Thanks to Leslie for suggesting Osa as our Baby Name of the Day.
There’s one famous Osa, and her biography is so impressive that she’s really quite enough. Born in 1894, Osa Helen Leighty was still a Kansas teenager when she met a traveling photographer ten years her senior. The couple fell in love, eloped, and after a few attempts at predictable domesticity, took to traversing the globe to film wild beasts and cannibals. The duo filmed eight movies and published nine books. She was no mere helpmeet, either – Osa earned her pilot’s license just like husband Martin Johnson, and she once shot a rhino that charged at them during a shoot. Her biography was called I Married Adventure. Indeed she did!
But where did Osa’s unusual appellation come from?
Surprise! It wasn’t actually all that unusual. In 1894, Osa ranked #774 in the US, and she’d rank in – or just outside – the Top 1000 most years from 1880 through 1906.
Part of it must have been sound. Rosa and Rose-related names were huge. Osie was in use, too, just like Rosie and Josie. The 2010 rankings give us names like Bria, Carlie, Haylie, and Kaya around the same popularity mark. Could Osa be the nineteenth-century equivalent of those names – ones that share sounds with stylish baby names, rather than a completely separate choice?
Maybe. But there’s also some suggestion of a Scandinavian heritage for Osa. With names like Astrid and Åsa, we’re reminded that the Old Norse word for god is áss or óss. While given names have favored the As- spelling as they standardized, it is certainly possible that Os- had a good run as a valid variant.
There was a Danish actress called Osa Massen, but she was born Aase in 1914. She had a brief career in Hollywood, but that was long after the name had faded from use.
Osa is so short that other meanings are sure to attach. It is a place name from Russia to India, and a boys’ name in some African languages.
Osanna and Osanne are Italian and French feminine names, both related to hosanna – a word denoting salvation, commonly used in the liturgies of many faith traditions. While both have many appealing characteristics, I’m not sure if they’d find favor with modern American parents, thanks to their similarity to Osama.

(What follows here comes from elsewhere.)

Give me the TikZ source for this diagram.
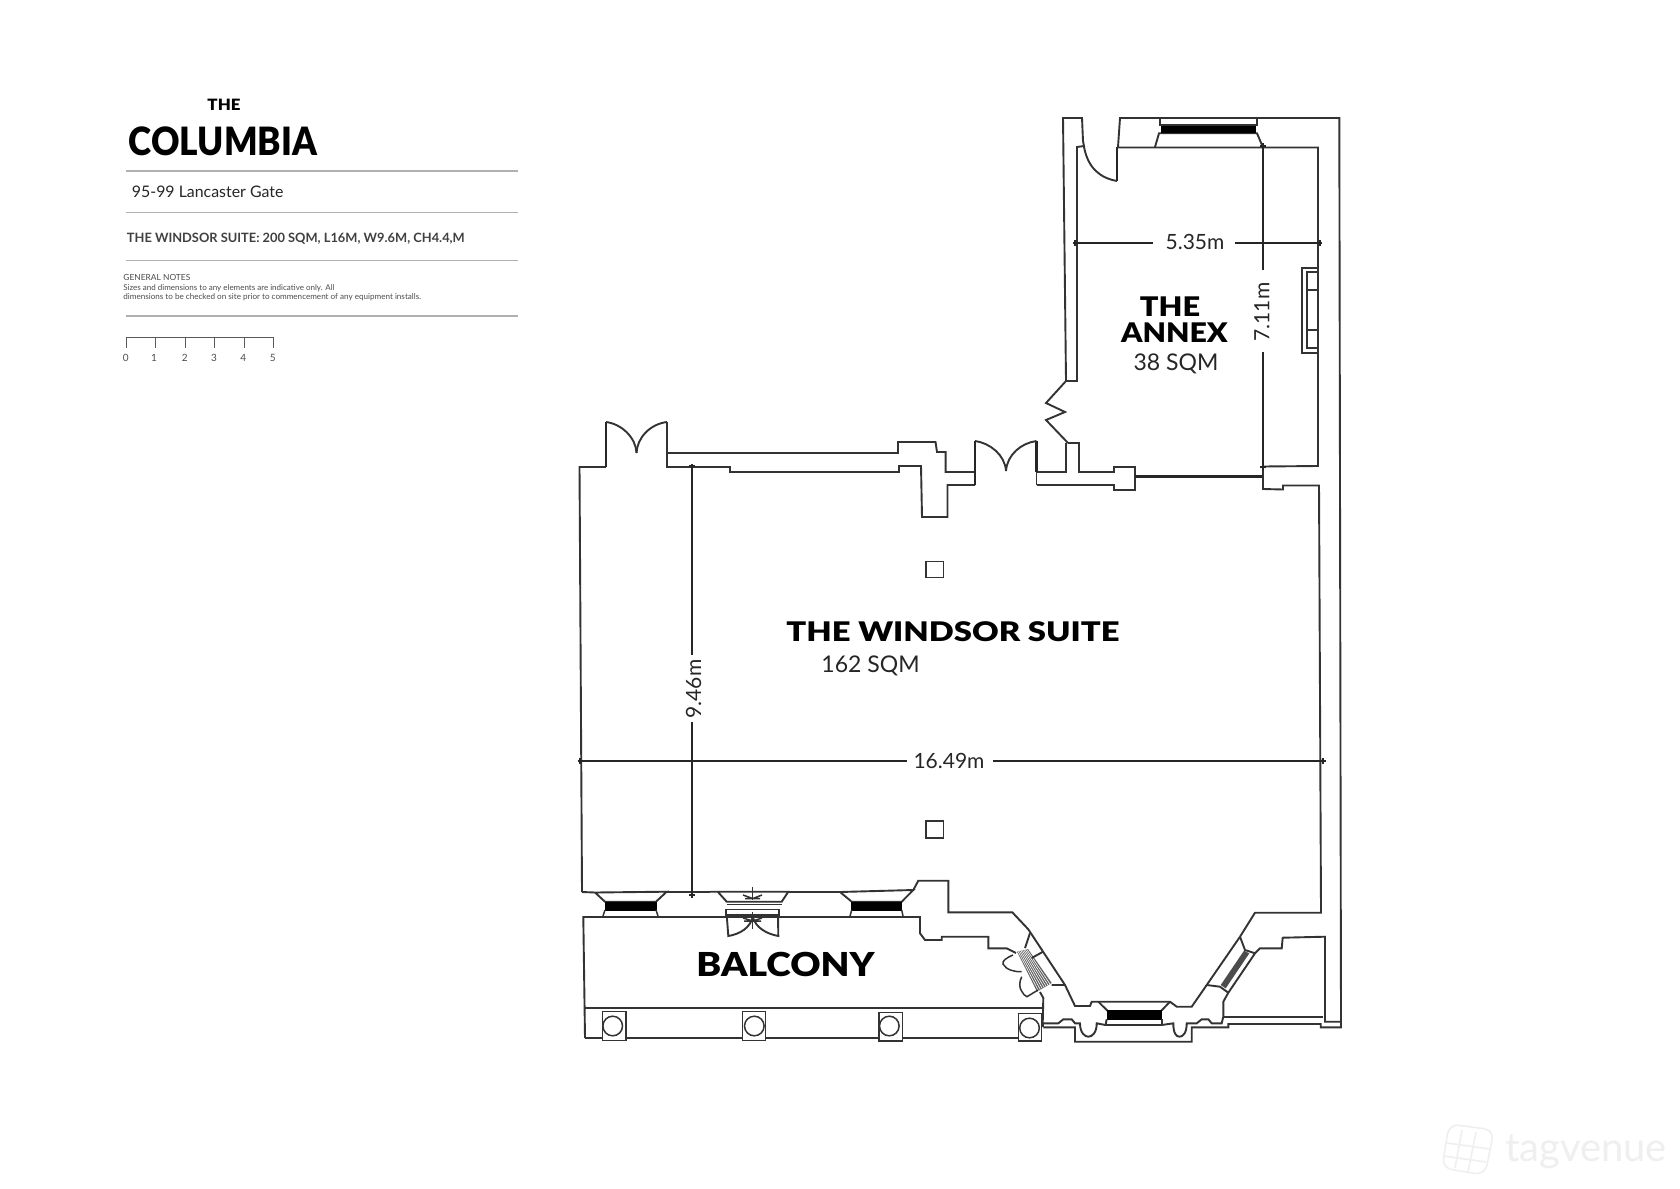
\documentclass[tikz,border=0pt]{standalone}
\usepackage{fontspec}
\usetikzlibrary{calc}
\setmainfont{Lato}
\newfontfamily\heavy[UprightFont={* Black},BoldFont={* Black}]{Lato}
\newcommand{\fsz}[1]{\fontsize{#1}{#1}\selectfont}
\newcommand{\wider}[2]{\scalebox{#1}[1]{#2}}
\definecolor{wallc}{HTML}{333333}
\definecolor{rulec}{HTML}{B0B0B0}
\definecolor{markc}{HTML}{EFEFEF}
\tikzset{
  wall/.style={draw=wallc,line width=0.95pt,line join=miter},
  thickwall/.style={draw=black!85,line width=1.3pt},
  thinwall/.style={draw=wallc,line width=0.75pt},
  blackbar/.style={fill=black,draw=black,line width=0.3pt},
  dimline/.style={draw=black!85,line width=0.6pt},
  ruleline/.style={draw=rulec,line width=0.7pt},
  scaleline/.style={draw=black!65,line width=0.5pt},
  room/.style={inner sep=0pt,text=black,font=\heavy\fsz{13.5}},
  area/.style={inner sep=0pt,text=black!85,font=\fsz{11.5}},
  dimtext/.style={inner sep=0pt,text=black!85,font=\fsz{10.5}},
  panel/.style={inner sep=0pt,anchor=west},
  scalenum/.style={inner sep=0pt,text=black!70,font=\fsz{5}},
}
\begin{document}
\begin{tikzpicture}[x=0.5pt,y=-0.5pt]
\useasboundingbox (0,0) rectangle (1680,1188);
\fill[white] (0,0) rectangle (1680,1188);

% ---- title panel
\node[inner sep=0pt,font=\heavy\fsz{7.8}] (the) at (224,104.5) {\wider{1.08}{THE}};
\node[inner sep=0pt,font=\heavy\fsz{19.5}] (columbia) at (223,141) {\wider{0.9}{COLUMBIA}};
\foreach \yy in {171,212.5,260.7,316}{\draw[ruleline] (126,\yy) -- (518,\yy);}
\node[panel,text=black!85,font=\fsz{7.95}] (addr) at (131.5,192) {95-99 Lancaster Gate};
\node[panel,text=black!75,font=\bfseries\fsz{6.42}] (spec) at (126.5,238.5) {THE WINDSOR SUITE: 200 SQM, L16M, W9.6M, CH4.4,M};
\node[panel,text=black!70,font=\fsz{4.2}] (gn) at (123,277.5) {GENERAL NOTES};
\node[panel,text=black!70,font=\fsz{4}] (gn1) at (123,288) {Sizes and dimensions to any elements are indicative only. All};
\node[panel,text=black!70,font=\fsz{4.05}] (gn2) at (123,297.7) {dimensions to be checked on site prior to commencement of any equipment installs.};
\draw[scaleline] (126,347.5) -- (126,337.3) -- (273.3,337.3) -- (273.3,347.5);
\foreach \xx in {155.7,185,214.7,244}{\draw[scaleline] (\xx,337.3) -- (\xx,347.5);}
\node[scalenum] (s0) at (125.7,357.5) {0};
\node[scalenum] (s1) at (154,357.5) {1};
\node[scalenum] (s2) at (184.7,357.5) {2};
\node[scalenum] (s3) at (214,357.5) {3};
\node[scalenum] (s4) at (243.3,357.5) {4};
\node[scalenum] (s5) at (272.7,357.5) {5};

% ---- annex walls
\draw[wall] (1066,381) -- (1063,118) -- (1082,118) -- (1083,141) -- (1084,146) -- (1077,147) -- (1077,381) -- (1066,381);
\draw[wall] (1066,381) -- (1046,403) -- (1065,412) -- (1046,420) -- (1068,443);
\draw[wall] (1068,443) -- (1079,443) -- (1079,472) -- (1114,472) -- (1114,467) -- (1135,467) -- (1135,490) -- (1114,490) -- (1114,485) -- (1036.5,485);
\draw[wall] (1066,443) -- (1066,472) -- (1036.5,472);
\draw[thickwall] (1135,476.5) -- (1262,476.5);
\draw[wall] (1118,147) -- (1120,118) -- (1339.3,118) -- (1341,1027.3) -- (1320.7,1027.3) -- (1320.7,1024) -- (1228.3,1024) -- (1228.3,1027.3) -- (1191.7,1027.3) -- (1191.7,1041.7) -- (1075,1041.7) -- (1075,1027.3) -- (1043.3,1027.3);
\draw[thickwall] (1117,147) -- (1117,181);
\draw[wall] (1084,147) .. controls (1088,168) and (1100,178) .. (1117,181);
\draw[wall] (1117,147.5) -- (1318,147.5) -- (1318,466) -- (1263,466.5);
\draw[wall] (1155,147) -- (1159,133.3) -- (1257,133.3) -- (1263,147.5);
\draw[wall] (1263,466.5) -- (1263,489) -- (1283,489.5) -- (1283,485.5) -- (1319,485.5) -- (1321,912.7) -- (1255,912.7) -- (1240,936.7);
\draw[wall] (1160,118) -- (1160,125) -- (1257,125) -- (1257,118);
\fill[blackbar] (1161,126.5) rectangle (1255,132.5);
\draw[thinwall] (1302,268) rectangle (1318,353);
\draw[thinwall] (1307,272) rectangle (1318,348);
\draw[thinwall] (1307,290) -- (1318,290) (1307,330) -- (1318,330);

% ---- north wall of the Windsor Suite
\draw[wall] (582,892) -- (579.5,467) -- (606,467);
\draw[thickwall] (606,422) -- (606,467);
\draw[wall] (606,422) .. controls (622,424) and (636,438) .. (636.5,453);
\draw[wall] (667,422) .. controls (650,424) and (637,438) .. (636.5,453);
\draw[wall] (667,422) -- (667,467) -- (730,467) -- (730,472) -- (899,472) -- (899,466) -- (921,466) -- (922,517) -- (947.5,517) -- (947.5,485) -- (975,485);
\draw[wall] (667,453) -- (898,453) -- (898,442) -- (935.5,442) -- (937,452) -- (945.6,452) -- (945.6,472) -- (975,472);
\draw[thickwall] (975,441) -- (975,485);
\draw[thickwall] (1036.5,441) -- (1036.5,472);
\draw[wall] (1036.5,472) -- (1036.5,485);
\draw[wall] (975,441) .. controls (990,443) and (1005,455) .. (1006,471);
\draw[wall] (1036.5,441) .. controls (1021,443) and (1007,455) .. (1006,471);

% ---- pillars
\draw[wall] (926,561.5) rectangle (943.5,577.5);
\draw[wall] (926,821) rectangle (943.5,838);

% ---- south wall and windows
\draw[wall] (582,892) -- (595,892.5) -- (666.7,891.7) -- (656,901.7) -- (605,901.7) -- (595,892.5);
\fill[blackbar] (605,902) rectangle (656,910);
\draw[thinwall] (605,910) -- (603,916) (656,910) -- (658,916);
\draw[wall] (666.7,892) -- (710,892);
\draw[wall] (710,891.7) -- (788.3,891.7) -- (781.7,901.7) -- (726.7,901.7) -- (717.7,891.7);
\draw[thinwall] (726.7,904.5) -- (781.7,904.5);
\draw[wall] (726,909.5) rectangle (779.3,915);
\draw[wall] (726.7,915) -- (728.3,936) .. controls (740,934) and (750,928) .. (752.7,917);
\draw[wall] (778,915) -- (778.3,936) .. controls (767,934) and (756,928) .. (752.7,917);
\draw[thinwall] (752.7,886.7) -- (752.7,900) (752.7,912) -- (752.7,929);
\draw[thinwall] (743,895) -- (752.7,898.5) -- (762,895) (745,898.5) -- (760,898.5);
\draw[thinwall] (743,918) -- (752.7,921) -- (762,918) (744,921) -- (761,921);
\draw[wall] (788.3,892) -- (840,892);
\draw[wall] (840,892) -- (913.3,890) -- (901.7,901.7) -- (851.7,901.7) -- (840,892);
\fill[blackbar] (851.7,902) rectangle (901.7,910);
\draw[thinwall] (851.7,910) -- (850,916) (901.7,910) -- (903,916);
\draw[wall] (913.3,890) -- (918.3,880.7) -- (948.3,880.7) -- (948.3,912.3) -- (1012.3,912.3) -- (1028.3,929.3) -- (1065,985) -- (1075,1006) -- (1090,1006) -- (1091.7,1001.7) -- (1170,1001.7) -- (1176.7,1006.7) -- (1191.7,1006.7) -- (1206.7,985) -- (1240,936.7);
\draw[wall] (1098.3,1001.7) -- (1107.7,1011) (1170,1001.7) -- (1161,1011);
\fill[blackbar] (1107.7,1010.7) rectangle (1161,1019);
\draw[wall] (1106.7,1019.3) -- (1105.5,1025);
\draw[wall] (1161.7,1019.3) -- (1161.7,1025);

% ---- balcony
\draw[wall] (585,1038.2) -- (583.3,917) -- (920,917) -- (920,933.3) -- (925,940) -- (941.7,940) -- (941.7,936.7) -- (988.3,936.7) -- (988.3,948.3) -- (1006.7,948.3) -- (1016,953);
\draw[thinwall] (584,1008.2) -- (1042.7,1008.2);
\draw[thinwall] (585,1038.2) -- (1018.3,1038.2);
\foreach \xa/\ya/\xb/\yb/\xc/\yc in {602.3/1011.7/626/1040.3/612.7/1026, 742.3/1011.7/765.7/1040.3/754.3/1026, 879/1012.3/902.3/1041/889.3/1026, 1018.3/1013.3/1041.7/1041/1029.5/1028}{
  \draw[thinwall,fill=white] (\xa,\ya) rectangle (\xb,\yb);
  \draw[thinwall,fill=white] (\xc,\yc) circle[radius=9.8];
}

% ---- stair door on the chamfer
\coordinate (ha) at (1017,951.7);
\coordinate (hb) at (1028,949);
\coordinate (hc) at (1037,991.7);
\coordinate (hd) at (1051.7,983);
\fill[black!62] (ha) -- (hb) -- (hd) -- (hc) -- cycle;
\foreach \t in {0.1,0.23,0.36,0.49,0.62,0.75,0.88}{
  \draw[white,line width=0.3pt] ($(ha)!\t!(hb)$) -- ($(hc)!\t!(hd)$);
}
\draw[wall] (1030,933) -- (1025,948) (1031.7,958) -- (1043,951.7) (1051.7,985) -- (1065,985);
\draw[thinwall] (1013,955) .. controls (1006,958) and (1002,961) .. (1003,964) .. controls (1006,970) and (1015,972) .. (1021.7,971.7);
\draw[thinwall] (1021.7,976.7) .. controls (1019,982) and (1019,988) .. (1022,991.7) .. controls (1023,994) and (1025,996) .. (1027,996.7) -- (1038,990);
\draw[wall] (1040,992) -- (1043.3,998) -- (1042.7,1023.3) -- (1058.3,1023.3) -- (1063.3,1019.3) -- (1071.7,1019.3) -- (1075,1023.3) -- (1080,1023.3) .. controls (1080,1033) and (1085,1036.7) .. (1088.3,1036.7) .. controls (1092,1036.7) and (1096.7,1033) .. (1096.7,1023.3) -- (1105.5,1025) -- (1161.7,1025) -- (1173.3,1023.3) .. controls (1173.3,1033) and (1176,1036.7) .. (1179.5,1036.7) .. controls (1183,1036.7) and (1186.7,1033) .. (1186.7,1023.3) -- (1196.7,1023.3) -- (1201.7,1019.3) -- (1208.3,1019.3) -- (1211.7,1023.3) -- (1221.7,1023.3) -- (1223.3,1016.7) -- (1223.3,1001.7) -- (1228.3,992.7) -- (1255,953.3) -- (1260,948.3) -- (1281.7,948.3) -- (1282.7,937.7) -- (1325,936.7) -- (1325,1021.7) -- (1341,1021.7);
\draw[wall] (1223.3,1016.7) -- (1322.7,1016.7);
\draw[wall] (1043,1027.3) -- (1043,1023.3);

% ---- window on the right chamfer
\fill[black!70] (1244,950.7) -- (1249.3,953.3) -- (1225.7,988.3) -- (1220.7,985) -- cycle;
\draw[wall] (1240,936.7) -- (1245,950) -- (1255,953.3);
\draw[wall] (1206.7,985) -- (1220,986.7) -- (1228.3,992.7);

% ---- dimension lines
\draw[dimline] (1073,243) -- (1153,243) (1235,243) -- (1322,243);
\draw[dimline] (1263,143) -- (1263,270) (1263,352) -- (1263,470);
\draw[dimline] (692,464) -- (692,655) (692,721.5) -- (692,897.5);
\draw[dimline] (577.5,761) -- (907,761) (993,761) -- (1325.5,761);
\draw[dimline] (1075,240) -- (1075,246) (1320,240) -- (1320,246) (1260,146) -- (1266,146) (1260,467) -- (1266,467) (689,466) -- (695,466) (689,895) -- (695,895) (580,758) -- (580,764) (1323,758) -- (1323,764);
\node[dimtext] (d535) at (1195,242) {5.35m};
\node[dimtext,rotate=90] (d711) at (1262,312) {7.11m};
\node[dimtext,rotate=90] (d946) at (693.5,689) {9.46m};
\node[dimtext] (d1649) at (949,761) {16.49m};

% ---- room labels
\node[room] (t1) at (1170,306.5) {\wider{1.14}{THE}};
\node[room] (t2) at (1174.5,332.5) {\wider{1.12}{ANNEX}};
\node[area] (t3) at (1176,363.5) {38 SQM};
\node[room] (t4) at (953,632) {\wider{1.215}{THE WINDSOR SUITE}};
\node[area] (t5) at (870.5,665.5) {162 SQM};
\node[room,font=\heavy\fsz{16.5}] (t6) at (785.5,964) {\wider{1.13}{BALCONY}};

% ---- watermark
\node[inner sep=0pt,text=markc,font=\fsz{20}] (wm) at (1586,1152) {tagvenue};
\draw[markc,line width=0.8pt,rounded corners=5pt] (1449,1124) -- (1494,1130) -- (1485,1175) -- (1442,1168) -- cycle;
\draw[markc,line width=0.8pt] (1462,1130) -- (1455,1168) (1476,1132) -- (1468,1172) (1447,1143) -- (1490,1149) (1444,1156) -- (1486,1162);
\end{tikzpicture}
\end{document}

I’ll admit that I also think of Disney Channel’s secret agent teddy bear, Special Agent Oso.
Osa remains a mystery, a rather lovely rarity. She’s not likely to find much use in the US today, though she wouldn’t be out of place with Ada and Isla. If this one is to be found on your family tree, or if you’re looking for a name to honor your Kansas roots, Osa might be the one for you.